In deze zaak heeft de Hoge Raad op 10 november 2017 uitspraak gedaan in het beroep in cassatie van belanghebbende tegen een uitspraak van het Gerechtshof Arnhem-Leeuwarden. Het beroep was gericht tegen een beschikking op grond van de Wet waardering onroerende zaken en de aanslag in de onroerendezaakbelastingen voor het jaar 2015, betreffende de onroerende zaak gelegen aan [a-straat 1] te [Z].
De Hoge Raad heeft allereerst de ontvankelijkheid van het beroep in cassatie beoordeeld. Het beroepschrift voldeed niet aan de eisen van artikel 6:5, lid 1, letter d, van de Algemene wet bestuursrecht (Awb), omdat het niet de gronden van het beroep bevatte. De griffier van de Hoge Raad heeft belanghebbende per aangetekende brief op 23 augustus 2017 in de gelegenheid gesteld om dit verzuim binnen zes weken te herstellen. Deze termijn eindigde op 4 oktober 2017. Aangezien belanghebbende niet tijdig heeft gereageerd en de op 18 oktober 2017 ingekomen brief als te laat is aangemerkt, heeft de Hoge Raad besloten het beroep in cassatie niet-ontvankelijk te verklaren.

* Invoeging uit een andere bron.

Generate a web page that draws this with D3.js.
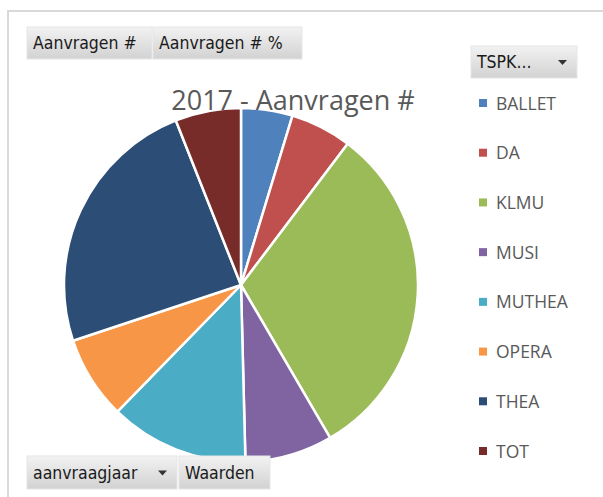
<!DOCTYPE html>
<html>
<head>
<meta charset="utf-8">
<script src="https://cdn.jsdelivr.net/npm/d3@7"></script>
<style>
  html, body { margin: 0; padding: 0; background: #fff; }
</style>
</head>
<body>
<div id="chart"></div>
<script>
// data
const categories = ["BALLET", "DA", "KLMU", "MUSI", "MUTHEA", "OPERA", "THEA", "TOT"];
const values = [47, 56, 313, 80, 127, 76, 241, 60];
const colors = ["#4F81BD", "#C0504D", "#9BBB59", "#8064A2", "#4BACC6", "#F79646", "#2C4D75", "#772C2A"];
const title = "2017 - Aanvragen #";
const topButtons = ["Aanvragen #", "Aanvragen # %"];
const bottomButtons = ["aanvraagjaar", "Waarden"];
const legendButton = "TSPK...";

const width = 603, height = 497;

const svg = d3.select("#chart").append("svg")
    .attr("width", width)
    .attr("height", height)
    .style("font-family", "'Open Sans', sans-serif");

const defs = svg.append("defs");
const grad = defs.append("linearGradient")
    .attr("id", "btn")
    .attr("x1", 0).attr("y1", 0).attr("x2", 0).attr("y2", 1);
grad.append("stop").attr("offset", "0%").attr("stop-color", "#f2f2f2");
grad.append("stop").attr("offset", "100%").attr("stop-color", "#d2d2d2");

// chart area border (only top and left visible)
svg.append("path")
    .attr("d", `M8,${height} V11 H${width}`)
    .attr("fill", "none")
    .attr("stroke", "#d9d9d9")
    .attr("stroke-width", 2);

// pie
const cx = 241, cy = 285, radius = 177;
const pie = d3.pie().sort(null).value(d => d)(values);
const arc = d3.arc().innerRadius(0).outerRadius(radius);

svg.append("g")
    .attr("transform", `translate(${cx},${cy})`)
    .selectAll("path")
    .data(pie)
    .join("path")
    .attr("d", arc)
    .attr("fill", (d, i) => colors[i])
    .attr("stroke", "#fff")
    .attr("stroke-width", 2.5)
    .attr("stroke-linejoin", "round");

// title
svg.append("text")
    .attr("x", 293)
    .attr("y", 110)
    .attr("text-anchor", "middle")
    .attr("fill", "#595959")
    .style("font-size", "27px")
    .text(title);

// pivot field buttons
function button(x, y, w, h, label, dropdown) {
    const g = svg.append("g").attr("transform", `translate(${x},${y})`);
    g.append("rect")
        .attr("width", w).attr("height", h)
        .attr("fill", "url(#btn)")
        .attr("stroke", "#e6e6e6")
        .attr("stroke-width", 1);
    g.append("text")
        .attr("x", 6)
        .attr("y", h / 2 + 6)
        .attr("fill", "#1a1a1a")
        .style("font-family", "'DejaVu Sans Condensed', 'DejaVu Sans', sans-serif")
        .style("font-size", "17.5px")
        .text(label);
    if (dropdown) {
        g.append("path")
            .attr("d", `M${w - 19},${h / 2 - 2} h9 l-4.5,5 z`)
            .attr("fill", "#333");
    }
}

button(27, 27, 125, 32, topButtons[0], false);
button(153, 27, 149, 32, topButtons[1], false);
button(471, 46, 106, 32, legendButton, true);
button(27, 456, 150, 33, bottomButtons[0], true);
button(179, 456, 91, 33, bottomButtons[1], false);

// legend
const legendY = d3.scalePoint()
    .domain(categories)
    .range([103, 451]);

const legend = svg.append("g")
    .selectAll("g")
    .data(categories)
    .join("g")
    .attr("transform", d => `translate(479,${legendY(d)})`);

legend.append("rect")
    .attr("x", 0).attr("y", -4)
    .attr("width", 8).attr("height", 8)
    .attr("fill", (d, i) => colors[i]);

legend.append("text")
    .attr("x", 17)
    .attr("y", 6.5)
    .attr("fill", "#595959")
    .style("font-size", "17.5px")
    .text(d => d);
</script>
</body>
</html>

Daarnaast heeft de Hoge Raad overwogen dat er geen termen aanwezig zijn voor een veroordeling in de proceskosten. De beslissing van de Hoge Raad is openbaar uitgesproken en is genomen door de raadsheer J. Wortel als voorzitter, samen met de raadsheren Th. Groeneveld en A.F.M.Q. Beukers-van Dooren, in aanwezigheid van de waarnemend griffier F. Treuren.